_WRITTEN TASK_.
Only the lines between the line holding "What matplotlib code" and the line holding "ax = fig.add_axes([0.0892, 0.0972, 0.8958, 0.304])", both of those included, should be copied exactly; drop the pictures.

_GIVEN ENTRIES_.
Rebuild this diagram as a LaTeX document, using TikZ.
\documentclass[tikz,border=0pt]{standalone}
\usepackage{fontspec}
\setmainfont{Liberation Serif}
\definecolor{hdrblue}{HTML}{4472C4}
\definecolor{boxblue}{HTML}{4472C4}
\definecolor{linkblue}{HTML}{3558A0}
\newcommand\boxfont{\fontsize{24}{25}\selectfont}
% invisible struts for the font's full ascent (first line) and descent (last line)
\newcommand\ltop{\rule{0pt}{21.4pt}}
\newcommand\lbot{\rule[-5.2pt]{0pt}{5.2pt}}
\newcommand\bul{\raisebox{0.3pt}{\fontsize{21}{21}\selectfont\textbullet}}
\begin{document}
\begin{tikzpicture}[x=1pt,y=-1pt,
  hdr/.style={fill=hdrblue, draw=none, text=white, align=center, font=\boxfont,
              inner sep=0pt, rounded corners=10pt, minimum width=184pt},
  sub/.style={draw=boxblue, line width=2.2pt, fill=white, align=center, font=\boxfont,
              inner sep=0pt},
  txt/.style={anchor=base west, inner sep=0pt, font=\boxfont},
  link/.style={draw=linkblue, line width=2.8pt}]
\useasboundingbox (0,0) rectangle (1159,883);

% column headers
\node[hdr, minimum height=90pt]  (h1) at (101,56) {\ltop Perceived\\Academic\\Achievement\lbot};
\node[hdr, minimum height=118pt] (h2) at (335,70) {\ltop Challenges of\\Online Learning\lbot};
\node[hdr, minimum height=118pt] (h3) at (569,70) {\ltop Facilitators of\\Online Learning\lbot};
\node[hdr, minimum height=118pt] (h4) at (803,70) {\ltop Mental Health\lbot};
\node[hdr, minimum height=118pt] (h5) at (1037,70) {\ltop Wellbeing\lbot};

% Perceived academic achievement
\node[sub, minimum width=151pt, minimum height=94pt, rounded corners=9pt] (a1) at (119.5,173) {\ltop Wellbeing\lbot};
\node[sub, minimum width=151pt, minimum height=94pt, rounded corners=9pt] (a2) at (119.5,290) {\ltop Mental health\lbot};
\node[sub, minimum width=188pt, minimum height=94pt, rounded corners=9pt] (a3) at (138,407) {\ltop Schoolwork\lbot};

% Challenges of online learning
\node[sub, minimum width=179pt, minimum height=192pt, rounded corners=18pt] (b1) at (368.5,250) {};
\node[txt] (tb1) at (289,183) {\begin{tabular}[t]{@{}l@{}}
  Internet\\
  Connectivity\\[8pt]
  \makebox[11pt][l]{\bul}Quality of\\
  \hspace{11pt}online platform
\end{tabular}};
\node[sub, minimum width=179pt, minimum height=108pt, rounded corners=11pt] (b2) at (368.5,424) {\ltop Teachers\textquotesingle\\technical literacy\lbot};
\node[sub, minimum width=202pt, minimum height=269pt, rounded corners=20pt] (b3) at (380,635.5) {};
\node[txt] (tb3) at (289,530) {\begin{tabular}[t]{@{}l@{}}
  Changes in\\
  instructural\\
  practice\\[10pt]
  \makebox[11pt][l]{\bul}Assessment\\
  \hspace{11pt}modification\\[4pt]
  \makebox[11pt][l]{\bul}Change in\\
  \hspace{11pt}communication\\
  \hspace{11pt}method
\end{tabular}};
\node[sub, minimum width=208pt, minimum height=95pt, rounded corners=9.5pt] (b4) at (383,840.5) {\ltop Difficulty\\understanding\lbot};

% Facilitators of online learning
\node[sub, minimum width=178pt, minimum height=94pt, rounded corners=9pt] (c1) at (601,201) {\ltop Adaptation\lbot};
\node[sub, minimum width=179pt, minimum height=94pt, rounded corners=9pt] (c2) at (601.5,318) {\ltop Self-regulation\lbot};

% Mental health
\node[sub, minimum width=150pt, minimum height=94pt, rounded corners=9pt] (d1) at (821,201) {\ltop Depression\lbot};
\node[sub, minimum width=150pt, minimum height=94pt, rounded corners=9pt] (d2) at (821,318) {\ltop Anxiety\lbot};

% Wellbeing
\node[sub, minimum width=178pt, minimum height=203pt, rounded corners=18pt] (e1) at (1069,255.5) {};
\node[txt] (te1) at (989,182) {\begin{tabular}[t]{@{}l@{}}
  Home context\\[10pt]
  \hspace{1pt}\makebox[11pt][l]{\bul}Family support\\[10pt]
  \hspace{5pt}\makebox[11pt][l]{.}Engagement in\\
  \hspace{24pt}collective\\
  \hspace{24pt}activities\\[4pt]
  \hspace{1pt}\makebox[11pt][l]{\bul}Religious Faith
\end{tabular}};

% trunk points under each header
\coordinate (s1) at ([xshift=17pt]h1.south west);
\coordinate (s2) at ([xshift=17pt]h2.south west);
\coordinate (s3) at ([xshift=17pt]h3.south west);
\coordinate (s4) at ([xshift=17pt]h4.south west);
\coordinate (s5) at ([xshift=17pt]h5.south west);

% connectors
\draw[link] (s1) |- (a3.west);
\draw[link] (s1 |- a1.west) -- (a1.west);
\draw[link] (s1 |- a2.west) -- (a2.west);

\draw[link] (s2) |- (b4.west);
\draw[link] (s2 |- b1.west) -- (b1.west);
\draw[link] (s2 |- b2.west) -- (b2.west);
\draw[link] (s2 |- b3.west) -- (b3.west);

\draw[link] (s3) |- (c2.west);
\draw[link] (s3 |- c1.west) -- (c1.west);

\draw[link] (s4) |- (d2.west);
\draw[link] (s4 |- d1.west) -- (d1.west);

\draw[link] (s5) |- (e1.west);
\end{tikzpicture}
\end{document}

---

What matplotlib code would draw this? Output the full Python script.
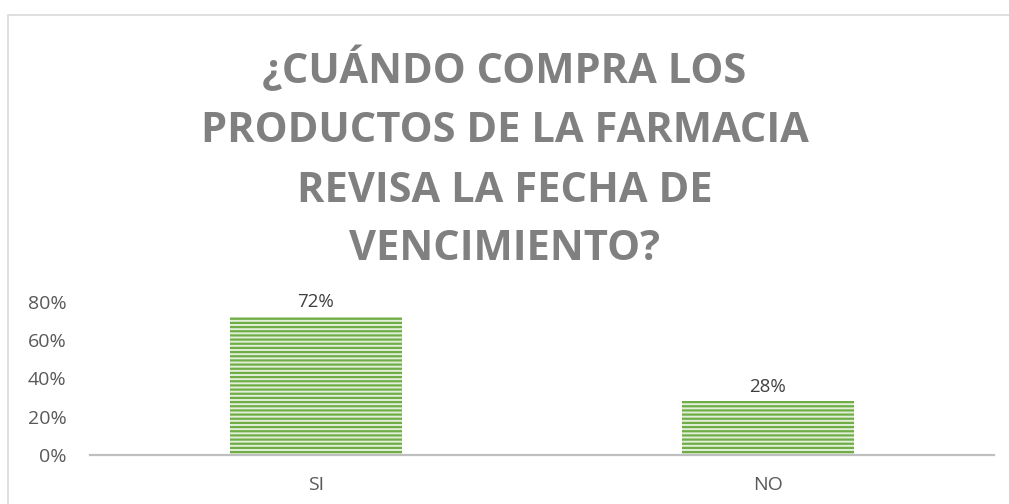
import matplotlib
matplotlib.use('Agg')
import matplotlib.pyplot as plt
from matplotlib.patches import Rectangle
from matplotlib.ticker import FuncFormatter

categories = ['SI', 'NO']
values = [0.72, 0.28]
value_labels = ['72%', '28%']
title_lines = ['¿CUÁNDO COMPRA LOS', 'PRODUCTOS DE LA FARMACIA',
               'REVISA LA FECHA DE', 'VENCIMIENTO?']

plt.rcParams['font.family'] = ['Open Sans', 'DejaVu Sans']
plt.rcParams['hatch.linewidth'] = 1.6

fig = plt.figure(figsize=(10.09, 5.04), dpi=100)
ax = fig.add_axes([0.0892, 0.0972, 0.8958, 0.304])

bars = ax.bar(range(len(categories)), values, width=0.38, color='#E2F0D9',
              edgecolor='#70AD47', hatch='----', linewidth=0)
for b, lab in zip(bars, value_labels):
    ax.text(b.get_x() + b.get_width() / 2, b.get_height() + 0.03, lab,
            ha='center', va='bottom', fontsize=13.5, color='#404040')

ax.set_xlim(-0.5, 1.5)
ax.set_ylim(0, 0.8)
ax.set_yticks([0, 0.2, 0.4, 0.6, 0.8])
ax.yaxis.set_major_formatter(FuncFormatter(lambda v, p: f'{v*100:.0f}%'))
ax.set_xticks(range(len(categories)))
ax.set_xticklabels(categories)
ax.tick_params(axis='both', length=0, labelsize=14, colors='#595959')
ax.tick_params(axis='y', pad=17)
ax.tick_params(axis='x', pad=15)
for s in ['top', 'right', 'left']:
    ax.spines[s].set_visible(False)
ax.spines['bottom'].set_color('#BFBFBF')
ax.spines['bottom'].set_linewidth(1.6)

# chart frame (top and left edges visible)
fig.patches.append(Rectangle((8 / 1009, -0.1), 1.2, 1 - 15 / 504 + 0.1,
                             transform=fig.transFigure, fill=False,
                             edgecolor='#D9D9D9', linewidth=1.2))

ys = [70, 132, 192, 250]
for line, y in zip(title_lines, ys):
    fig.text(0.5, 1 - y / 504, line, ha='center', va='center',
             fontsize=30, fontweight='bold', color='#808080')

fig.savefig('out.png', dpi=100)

_WORKED SOLUTION_.
What matplotlib code would draw this? Output the full Python script.
import matplotlib
matplotlib.use('Agg')
import matplotlib.pyplot as plt
from matplotlib.patches import Rectangle
from matplotlib.ticker import FuncFormatter

categories = ['SI', 'NO']
values = [0.72, 0.28]
value_labels = ['72%', '28%']
title_lines = ['¿CUÁNDO COMPRA LOS', 'PRODUCTOS DE LA FARMACIA',
               'REVISA LA FECHA DE', 'VENCIMIENTO?']

plt.rcParams['font.family'] = ['Open Sans', 'DejaVu Sans']
plt.rcParams['hatch.linewidth'] = 1.6

fig = plt.figure(figsize=(10.09, 5.04), dpi=100)
ax = fig.add_axes([0.0892, 0.0972, 0.8958, 0.304])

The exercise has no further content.